- Nunamara
- Coordinates: 41°22′10″S 147°18′14″E﻿ / ﻿41.3694°S 147.3038°E
- Population: 305 (2021 census)
- Postcode(s): 7259
- Location: 23 km (14 mi) NE of Launceston
- LGA(s): Launceston
- Region: Launceston
- State electorate(s): Bass
- Federal division(s): Bass
Localities around Nunamara:
| Underwood | Patersonia | Targa |
| Waverley, Ravenswood, Rocherlea | Nunamara | Tayene |
| St Leonards | White Hills | Burns Creek, Blessington |

= Nunamara =

Nunamara is a rural locality in the local government area (LGA) of Launceston in the Launceston LGA Region of Tasmania. The locality is about 14 km north-east of the town of Launceston. Nestled along the St Patricks River, a tributary of the North Esk River, it serves as a key site for streamflow monitoring. With a population of 305 as of the 2021 Australian census, Nunamara is characterized by an older demographic, with a median age of 45 years. The area is primarily residential, with most homes being standalone dwellings. Notably, Nunamara is the childhood home of Peter Gutwein, the former Premier of Tasmania. The locality is accessible via several major roads, including the Tasman Highway (Route A3), which runs through the area.

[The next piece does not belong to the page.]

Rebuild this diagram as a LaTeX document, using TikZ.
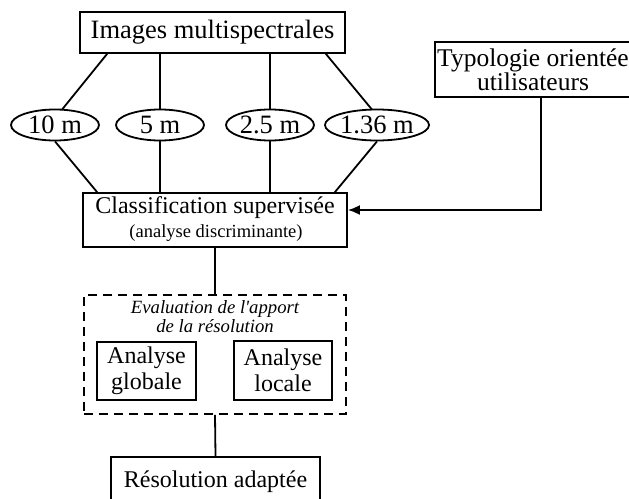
\documentclass[tikz,border=0pt]{standalone}
\usepackage{fontspec}
\setmainfont{Liberation Serif}[Ligatures=TeXOff]
\usetikzlibrary{shapes.geometric,arrows.meta,calc}
\tikzset{
  box/.style={draw, line width=1.8pt, inner sep=0pt, align=center, font=\fontsize{24}{26}\selectfont},
  oval/.style={draw, ellipse, line width=1.8pt, inner sep=0pt, minimum width=88pt, minimum height=31pt, font=\fontsize{26.5}{28}\selectfont},
  link/.style={line width=1.8pt},
  txt/.style={inner sep=0pt, align=center}
}
\begin{document}
\begin{tikzpicture}[x=1pt,y=-1pt]
\useasboundingbox (0,0) rectangle (629,498);
% top box
\node[box, minimum width=265pt, minimum height=41pt, font=\fontsize{26.5}{28}\selectfont] (img) at (212.5,32.5) {Images multispectrales};
\node[box, minimum width=200pt, minimum height=55pt] (typo) at (535,69.5) {};
\node[txt, font=\fontsize{25.5}{24}\selectfont] (typot) at (533,69.5) {Typologie orientée\\utilisateurs};
% ellipses
\node[oval] (e1) at (55,125) {10 m};
\node[oval] (e2) at (160,125) {5 m};
\node[oval] (e3) at (270,125) {2.5 m};
\node[oval] (e4) at (377,125) {1.36 m};
% classification
\node[box, minimum width=264pt, minimum height=54pt] (cls) at (215,220) {};
\node[txt, font=\fontsize{24}{26}\selectfont] (clst) at (215,208) {Classification supervisée};
\node[txt, font=\fontsize{18.5}{20}\selectfont] (clss) at (216,233) {(analyse discriminante)};
% dashed evaluation box
\node[draw, dashed, dash pattern=on 9pt off 6pt, line width=1.8pt, minimum width=262pt, minimum height=119pt, inner sep=0pt] (eval) at (215,354.5) {};
\node[txt, font=\itshape\fontsize{18.7}{19}\selectfont] (evalt) at (215,317) {Evaluation de l'apport\\de la résolution};
\node[box, minimum width=99pt, minimum height=58pt] (glob) at (146.5,371) {Analyse\\globale};
\node[box, minimum width=98pt, minimum height=59pt] (loc) at (283,370.5) {Analyse\\locale};
% result
\node[box, minimum width=209pt, minimum height=50pt] (res) at (215.5,482) {Résolution adaptée};
% connectors
\draw[link] ([xshift=28pt]img.south west) -- ($(e1.north)+(7,1)$);
\draw[link] (img.south -| e2.north) -- (e2.north);
\draw[link] (img.south -| e3.north) -- (e3.north);
\draw[link] ([xshift=-20pt]img.south east) -- ($(e4.north)+(-5,1)$);
\draw[link] (e1.south) -- ([xshift=15pt]cls.north west);
\draw[link] (e2.south) -- (cls.north -| e2.south);
\draw[link] (e3.south) -- (cls.north -| e3.south);
\draw[link] (e4.south) -- ([xshift=-13pt]cls.north east);
\draw[link, -{Latex[length=12pt,width=10pt]}] ([xshift=6pt]typo.south) |- ([yshift=10pt]cls.east);
\draw[link] (cls.south) -- (eval.north);
\draw[link] (eval.south) -- (res.north);
\end{tikzpicture}
\end{document}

==Geography and location==
Nunamara is about 14 km north-east of the town of Launceston. The St Patricks River, a tributary of the North Esk River runs through Nunamara, which is used as a point for monitoring streamflow by the Department of Primary Industries, Parks, Water and Environment.

==Demographics==
Nunamara is a small locality with a population of 305 residents as of the 2021 Australian census. The median age is 45 years, which is slightly higher than the national median of 38 and the Tasmanian median of 42, indicating a somewhat older population compared to the broader averages.

The gender distribution is relatively balanced, with approximately 52.8% male and 47.2% female residents. Indigenous Australians comprise about 4.3% of the local population, which is slightly below the Tasmanian percentage of 5.4% but above the national figure of 3.2%.

In terms of household composition, the average household size is 2.6 people, with families having an average of 1.7 children. The median weekly household income in Nunamara is $1,680, higher than the Tasmanian median of $1,358 but slightly below the Australian median of $1,746.

Housing in Nunamara is predominantly composed of separate houses, with 98.2% of dwellings being standalone homes, compared to 87.7% in Tasmania and 72.3% across Australia.

==Notable residents==
Peter Gutwein, a prominent Tasmanian politician, was raised in Nunamara. He served as Premier of Tasmania from 2020 to 2022, and held several key roles including Treasurer, Minister for Tourism, and Minister for Climate Change. A proud Tasmanian, Gutwein was first elected to the Tasmanian Parliament in 2002, representing the seat of Bass. He maintains strong connections to North East Tasmania.

==Road infrastructure==
Route A3 (Tasman Highway) passes through from west to north. Route C854 (Patersonia Road) starts at an intersection with A3 and runs north until it exits. Route C824 (Prossers Road) starts at an intersection with C854 and runs north-west until it exits. Route C829 (Pecks Hill Road) starts at an intersection with A3 and runs north-west until it exits. Route C404 (Mount Barrow Road) starts at an intersection with A3 and runs south-east to Mount Barrow, where it ends.